Since Google has no plans to sell the CR-48, the hardware isn’t really the point here. But if you do end up getting one, there will be some quirks to deal with. Most famously, the laptop has no Caps Lock key. Instead, there’s a dedicated button for running a Web search. All the button really does, though, is open a new tab in Chrome. By design, if you open a tab in the Chrome browser, your cursor ends up in the address box, which doubles as a search box. So you can dig into the CR-48’s settings, restore the Caps Lock key and accomplish the same thing as the search key by clicking Ctrl-T.
The top row of the keyboard has buttons dedicated to Web browsing — forward and back arrows for going between pages, a key to reload a page and a helpful button for toggling full-screen view on and off. Another button is supposed to jump you from one browser tab to another. On my system, though, it only made the right edge of the window shudder in to the left for an instant, then pop back out.
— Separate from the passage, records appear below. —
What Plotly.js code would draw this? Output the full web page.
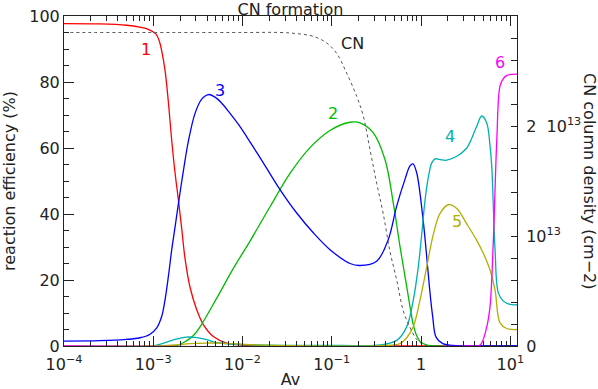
<!DOCTYPE html>
<html>
<head>
<meta charset="utf-8">
<script src="https://cdn.plot.ly/plotly-3.0.1.min.js"></script>
<style>html,body{margin:0;padding:0;background:#fff;}#chart{width:598px;height:389px;}</style>
</head>
<body>
<div id="chart"></div>
<script>
// ---- data (log10 Av positions and values) ----
const r1LogAv = [-4, -3.6, -3.3, -3.149, -3.05, -2.97, -2.93, -2.906, -2.868, -2.831, -2.794, -2.756, -2.719, -2.681, -2.644, -2.588, -2.513, -2.439, -2.327, -2.177, -2.0, -1.7, -1.0, 0, 1.075];
const r1Eff   = [97.7, 97.6, 97.2, 96.6, 95.9, 94.6, 92.2, 89.5, 83.5, 74.0, 62.5, 52.5, 44.4, 35.5, 26.5, 17.8, 11.0, 6.5, 2.9, 0.9, 0.3, 0.1, 0, 0, 0];

const r2LogAv = [-4, -2.76, -2.65, -2.55, -2.476, -2.289, -2.103, -1.916, -1.692, -1.468, -1.244, -1.020, -0.796, -0.684, -0.535, -0.404, -0.311, -0.236, -0.161, -0.124, -0.087, -0.05, -0.012, 0.067, 0.2, 1.075];
const r2Eff   = [0, 0, 1.2, 3.2, 5.8, 14.5, 23.5, 31.8, 42.2, 52.3, 60.1, 65.3, 67.8, 67.6, 64.6, 56.5, 43.4, 30.2, 18.1, 12.0, 6.5, 3.2, 1.4, 0.3, 0, 0];

const r3LogAv = [-4, -3.6, -3.3, -3.149, -3.04, -2.961, -2.905, -2.868, -2.831, -2.794, -2.756, -2.719, -2.663, -2.607, -2.532, -2.457, -2.383, -2.308, -2.24, -2.14, -2.028, -1.953, -1.767, -1.580, -1.393, -1.207, -1.020, -0.796, -0.684, -0.497, -0.367, -0.273, -0.180, -0.124, -0.09, -0.049, 0.02, 0.057, 0.094, 0.131, 0.168, 0.243, 0.35, 1.075];
const r3Eff   = [1.5, 1.6, 2.0, 2.5, 3.5, 5.5, 9, 14, 21, 29, 36, 43, 53, 62, 70.5, 74.8, 76.2, 75.4, 73.8, 70.5, 66.5, 63.4, 55.5, 47.4, 40.3, 34.3, 29.2, 25.0, 24.4, 25.7, 32.3, 42.4, 50.5, 54.6, 55.2, 52.5, 39, 29, 17.9, 8.8, 2.7, 0.7, 0.2, 0.1];

const r4LogAv = [-4, -3.05, -2.992, -2.868, -2.756, -2.633, -2.532, -2.401, -2.289, -2.14, -1.995, -1.58, -0.908, -0.460, -0.273, -0.161, -0.087, -0.031, 0.008, 0.044, 0.081, 0.120, 0.157, 0.213, 0.288, 0.400, 0.512, 0.624, 0.680, 0.736, 0.773, 0.792, 0.829, 0.866, 0.922, 0.997, 1.075];
const r4Eff   = [0, 0, 0.1, 1.0, 2.0, 2.7, 2.6, 1.9, 1.0, 0.6, 0.4, 0.2, 0.2, 0.3, 1.7, 5.8, 13.9, 24, 34, 44, 51, 55.5, 56.7, 56.5, 56.3, 57.5, 60, 66.6, 69.7, 67.6, 60.6, 54.5, 29.2, 16.1, 13.6, 12.6, 12.5];

const r5LogAv = [-4, -2.992, -2.756, -2.588, -2.401, -2.177, -1.916, -1.356, -0.460, -0.236, -0.161, -0.087, -0.012, 0.064, 0.139, 0.213, 0.306, 0.400, 0.512, 0.624, 0.699, 0.773, 0.829, 0.885, 0.960, 1.075];
const r5Eff   = [0, 0, 0.3, 0.7, 0.9, 0.8, 0.4, 0.1, 0.1, 0.7, 2.5, 5.8, 13.9, 24, 34, 40.2, 42.8, 41.7, 37, 32, 28, 23, 16.9, 7, 5.3, 5.0];

const r6LogAv = [-4, 0.549, 0.661, 0.736, 0.773, 0.810, 0.848, 0.885, 0.922, 0.960, 1.075];
const r6Eff   = [0, 0, 0.3, 5.8, 12, 32, 62, 78.8, 81, 82, 82.4];

const cnLogAv  = [-4, -2, -1.58, -1.393, -1.207, -1.057, -0.945, -0.833, -0.721, -0.647, -0.572, -0.497, -0.423, -0.348, -0.273, -0.199, -0.124, -0.049, 0.022, 0.1, 1.075];
const cnColumn = [2.85e13, 2.85e13, 2.85e13, 2.84e13, 2.815e13, 2.755e13, 2.66e13, 2.48e13, 2.27e13, 2.09e13, 1.785e13, 1.48e13, 1.2e13, 0.86e13, 0.6e13, 0.32e13, 0.17e13, 0.06e13, 0.015e13, 0, 0];

const xTickVals = [1e-4, 1e-3, 1e-2, 1e-1, 1, 10];
const xTickText = ['10<sup>−4</sup>', '10<sup>−3</sup>', '10<sup>−2</sup>', '10<sup>−1</sup>', '1', '10<sup>1</sup>'];
const y2TickVals = [0, 1e13, 2e13];
const y2TickText = ['0', '10<sup>13</sup>', '2\u00a0\u00a010<sup>13</sup>'];

const curveLabels = ['1', '2', '3', '4', '5', '6', 'CN'];
const labelLogAv  = [-3.085, -0.983, -2.252, 0.324, 0.399, 0.885, -0.773];
const labelEff    = [89.7, 70.4, 77.3, 63.5, 37.6, 85.8, 91.7];

// ---- styling ----
const FONT = 'DejaVu Sans, sans-serif';
const TXT = '#222';
const colors = {r1:'#ff0000', r2:'#00bb00', r3:'#0000ff', r4:'#00b0b0', r5:'#b0b000', r6:'#ff00ff', cn:'#555555'};
const labelColors = [colors.r1, colors.r2, colors.r3, colors.r4, colors.r5, colors.r6, TXT];

const toAv = a => a.map(v => Math.pow(10, v));
function line(lx, ly, c) {
  return {x: toAv(lx), y: ly, type: 'scatter', mode: 'lines',
          line: {color: c, width: 1.3, shape: 'spline', smoothing: 1},
          hoverinfo: 'skip', showlegend: false};
}
const traces = [
  line(r1LogAv, r1Eff, colors.r1),
  line(r2LogAv, r2Eff, colors.r2),
  line(r3LogAv, r3Eff, colors.r3),
  line(r4LogAv, r4Eff, colors.r4),
  line(r5LogAv, r5Eff, colors.r5),
  line(r6LogAv, r6Eff, colors.r6),
  {x: toAv(cnLogAv), y: cnColumn, yaxis: 'y2', type: 'scatter', mode: 'lines',
   line: {color: colors.cn, width: 1, dash: 'dot', shape: 'spline', smoothing: 1},
   hoverinfo: 'skip', showlegend: false}
];

const annotations = curveLabels.map((t, i) => ({
  x: labelLogAv[i], y: labelEff[i], xref: 'x', yref: 'y', text: t, showarrow: false,
  font: {family: FONT, size: 16, color: labelColors[i]}, xanchor: 'center', yanchor: 'middle'
}));
annotations.push({
  x: 1.161, y: 0.5, xref: 'paper', yref: 'paper', text: 'CN column density (cm−2)',
  textangle: 90, showarrow: false, font: {family: FONT, size: 16, color: TXT},
  xanchor: 'center', yanchor: 'middle'
});

const axisCommon = {
  showline: true, linecolor: '#222', linewidth: 1, showgrid: false, zeroline: false,
  ticks: 'inside', tickcolor: '#222', tickfont: {family: FONT, size: 16, color: TXT}
};

const layout = {
  width: 598, height: 389,
  margin: {l: 64, r: 81, t: 16, b: 43},
  paper_bgcolor: '#fff', plot_bgcolor: '#fff',
  font: {family: FONT, color: TXT},
  title: {text: 'CN formation', font: {family: FONT, size: 16, color: TXT},
          x: 0.5, xref: 'paper', xanchor: 'center', y: 0.977, yref: 'container', yanchor: 'middle'},
  xaxis: Object.assign({}, axisCommon, {
    type: 'log', range: [-4, 1.075], mirror: 'ticks', ticklen: 10, ticklabelstandoff: 4,
    tickmode: 'array', tickvals: xTickVals, ticktext: xTickText,
    minor: {ticks: 'inside', ticklen: 5, dtick: 'D1', tickcolor: '#222'},
    title: {text: 'Av', font: {family: FONT, size: 16, color: TXT}, standoff: 4}
  }),
  yaxis: Object.assign({}, axisCommon, {
    range: [0, 100], dtick: 20, ticklen: 10, mirror: false,
    minor: {ticks: 'inside', ticklen: 5, dtick: 5, tickcolor: '#222'},
    title: {text: 'reaction efficiency (%)', font: {family: FONT, size: 16, color: TXT}, standoff: 10}
  }),
  yaxis2: Object.assign({}, axisCommon, {
    overlaying: 'y', side: 'right', range: [0, 3e13], ticklen: 6, ticklabelstandoff: 5,
    tickmode: 'array', tickvals: y2TickVals, ticktext: y2TickText,
    minor: {ticks: 'inside', ticklen: 6, dtick: 2e12, tickcolor: '#222'}
  }),
  annotations: annotations
};

Plotly.newPlot('chart', traces, layout, {staticPlot: true, displayModeBar: false});
</script>
</body>
</html>
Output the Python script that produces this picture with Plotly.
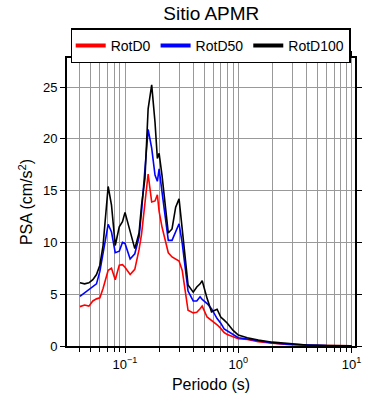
import plotly.graph_objects as go

periods = [0.040, 0.044, 0.048, 0.052, 0.056, 0.060, 0.064, 0.071, 0.076, 0.082,
           0.089, 0.095, 0.100, 0.111, 0.122, 0.133, 0.140, 0.150, 0.160, 0.172,
           0.184, 0.193, 0.200, 0.212, 0.225, 0.241, 0.260, 0.280, 0.300, 0.320,
           0.340, 0.360, 0.400, 0.430, 0.460, 0.480, 0.530, 0.580, 0.650, 0.700,
           0.750, 0.800, 0.900, 1.0, 1.2, 1.5, 2.0, 2.7, 4.0, 6.0, 10.0]

rotd100 = [6.1, 6.0, 6.1, 6.4, 6.9, 7.8, 9.7, 15.4, 13.6, 9.7,
           11.5, 12.0, 12.9, 11.0, 9.4, 10.9, 13.6, 16.2, 22.9, 25.2,
           21.6, 18.1, 18.6, 16.5, 13.9, 10.9, 11.3, 13.4, 14.2, 11.3,
           8.1, 5.9, 5.2, 5.7, 6.0, 6.3, 4.6, 3.3, 3.55, 2.8,
           2.5, 2.2, 1.5, 1.05, 0.8, 0.57, 0.37, 0.23, 0.1, 0.05, 0.02]

rotd50 = [4.8, 5.15, 5.45, 5.7, 6.0, 7.2, 8.8, 11.75, 11.0, 9.0,
          9.15, 10.0, 9.9, 8.4, 8.9, 10.5, 13.0, 17.1, 20.9, 19.1,
          16.5, 15.9, 17.1, 14.9, 12.8, 10.2, 10.2, 11.1, 11.8, 9.9,
          7.2, 5.3, 4.35, 4.35, 4.75, 4.5, 4.1, 3.6, 2.65, 2.2,
          1.65, 1.45, 1.15, 0.8, 0.67, 0.48, 0.3, 0.17, 0.08, 0.04, 0.02]

rotd0 = [3.8, 3.95, 3.85, 4.35, 4.55, 4.65, 5.55, 7.3, 7.5, 6.4,
         7.8, 7.85, 7.6, 6.9, 7.4, 9.3, 10.8, 13.8, 16.6, 13.9,
         14.0, 14.6, 13.0, 11.5, 10.3, 9.0, 8.6, 8.4, 8.2, 7.3,
         5.2, 3.45, 3.2, 3.25, 3.6, 3.85, 2.8, 2.5, 2.05, 1.7,
         1.3, 1.1, 0.9, 0.7, 0.63, 0.42, 0.28, 0.15, 0.07, 0.03, 0.02]

series_names = ["RotD0", "RotD50", "RotD100"]
series_colors = ["#ff0000", "#0000ff", "#000000"]

x_major_vals = [0.1, 1, 10]
x_major_text = ["10<sup>\u22121</sup>", "10<sup>0</sup>", "10<sup>1</sup>"]
x_minor_vals = [m * d for d in (0.01, 0.1, 1) for m in range(2, 10)]

fig = go.Figure()
for name, color, vals in zip(series_names, series_colors, [rotd0, rotd50, rotd100]):
    fig.add_trace(go.Scatter(x=periods, y=vals, mode="lines", name=name,
                             line=dict(color=color, width=1.6), showlegend=False,
                             legendgroup=name))
# legend-only entries drawn with a thicker key line
for name, color in zip(series_names, series_colors):
    fig.add_trace(go.Scatter(x=[None], y=[None], mode="lines", name=name,
                             line=dict(color=color, width=4), legendgroup=name))

W, H = 390, 400
font_family = "Liberation Sans, Arial, Helvetica, sans-serif"
fig.update_layout(
    width=W, height=H,
    margin=dict(l=67, r=35, t=58, b=54, autoexpand=False),
    paper_bgcolor="white", plot_bgcolor="white",
    font=dict(family=font_family, size=13, color="black"),
    title=dict(text="Sitio APMR", x=211.3 / W, xanchor="center", xref="container",
               y=1 - 13 / H, yanchor="middle", yref="container",
               font=dict(size=19, color="black")),
    legend=dict(orientation="h", xref="container", x=210.7 / W, xanchor="center",
                yref="container", y=1 - 28.3 / H, yanchor="top",
                bordercolor="black", borderwidth=1.5, bgcolor="white",
                font=dict(size=14), itemwidth=30, tracegroupgap=0),
    showlegend=True,
    hovermode=False,
)
fig.update_xaxes(
    type="log", range=[-1.512, 1.03], automargin=False,
    tickvals=x_major_vals, ticktext=x_major_text,
    ticks="outside", ticklen=5, tickcolor="black", tickwidth=1,
    showline=True, linecolor="black", linewidth=1.8, mirror="allticks",
    showgrid=True, gridcolor="#999999", gridwidth=1,
    minor=dict(tickvals=x_minor_vals, ticks="outside", ticklen=4, tickcolor="black",
               showgrid=True, gridcolor="#999999", gridwidth=1),
    title=dict(text="Periodo (s)", font=dict(size=16), standoff=8),
    tickfont=dict(size=13), zeroline=False,
)
fig.update_yaxes(
    range=[0, 27.8], dtick=5, tick0=0, automargin=False,
    ticks="outside", ticklen=5, tickcolor="black", tickwidth=1,
    showline=True, linecolor="black", linewidth=1.8, mirror="allticks",
    showgrid=True, gridcolor="#999999", gridwidth=1,
    title=dict(text="PSA (cm/s<sup>2</sup>)", font=dict(size=16), standoff=6),
    tickfont=dict(size=13), zeroline=False,
)

fig.write_html("out.html", config={"displayModeBar": False},
               post_script="document.body.style.margin='0';")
The CR-48 has a VGA port, USB port and an SD card slot. The only function of the USB port, though, seems to be to allow you to charge devices. Try as I might, I couldn’t access any files on a USB drive I put in the port. I could access files on an SD card, but only through the strange dance of going to a site like Picnik with a file upload function so that I could see the files in the popup box.

It may be that once cloud apps gain a little more polish and wireless Net access is reliable everywhere, a Chrome OS machine will be just right for lots of people. But based on my experience with the CR-48, I don’t expect using the Chrome OS to be a revolutionary experience. Instead, it feels a bit more like working with one hand tied to your side — it’s possible, but awkward.